A little shop of horrors – a bigger museum of curiosities

The shop as it was before closing in Spring 2014. Photo: Bixento

The shop as it was before closing in Spring 2014. Photo: Bixento

“Two headed babies, 16th century engravings, a giant anteater skeleton, a jellyfish aquarium, a huge coral reef aquarium, a casket containing some of the original darkness Moses called down upon earth….”

Vikor Wynd is describing the items he has amassed in his curiosities collection, many of which were once on display at his Little Shop of Horrors on Mare St in Hackney. The shop, which recently closed, was long the home of an incredible cornucopia of curiosities. It was also the headquarters for The Last Tuesday Society.

Wynd himself describes The Last Tuesday Society as a: “pataphysical organisation founded by William James at Harvard in 1878, dedicated to doing slightly odd, slightly silly things that other people don’t do.”

Luckily the Society will not be without a home for long as Wynd recently announced that the shop front will be converted into a museum – and it will be one like no other.

The offerings of The Last Tuesday Society are a moveable feast. Aside from the macabre collection, the Society has also previously held lectures, taxidermy lessons and planned parties. But the intention for the venue, explains Wynd, “was always to become a museum, once the collection had grown.

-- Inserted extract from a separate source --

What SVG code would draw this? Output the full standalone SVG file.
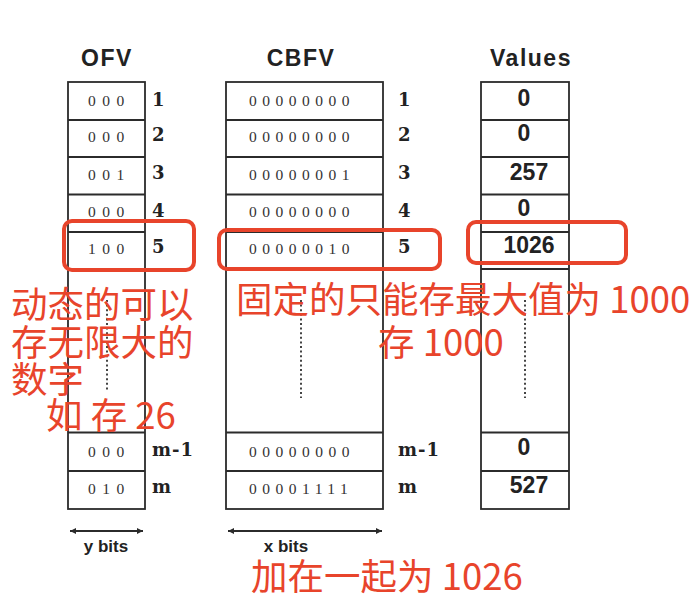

“It has now outgrown the space and there’s so much to show.”

Aside from the taxidermy and artifacts, Wynd says the museum will also feature “artworks by Austin Osman Spare, Mervyn Peake, Gunter Grass, Leonora Carrington…

“But the main exhibit,” he adds, “will be you – the visitor.”

The process will be a laborious one, as a major physical transformation will be needed in order to make the museum work in the space. “The address is the same but everything will be taken out, walls ripped down and rebuilt,” Wynd explains. “It won’t be recognisable.”

Yet major as the alterations may be, the atmosphere of the shop is meant to pervade. In fact, Wynd is hoping that the space will more than ever serve as a “home from home” to their regulars and fans.

“The refit will include a small café, maybe event a bar so that visitors can socialise and preen,” Wynd explains. “We want them to be able to enjoy it more, and spend more time.”

It won’t be cheap, and the funds have yet to be entirely secured. But Wynd has everything planned out.

“We will be launching a kick-starter campaign,” he says. “We’re hoping to launch the campaign in a couple of weeks.

“We are hoping that people who have been to the shop or events there will support our permanent transformation.”

He added: “We won’t be asking for government funding because we think they should stay out of the arts and stick to things like education and crime.”

Wynd is hoping that the campaign will help put the Society in a position to “allow us to employ a literary and events director – the aim is to have far more lectures and events than we ever had before!”

Should the campaign be successful, The Viktor Wynd Museum of Curiosities, Fine Art & Natural History will be celebrating its grand opening in September 2014.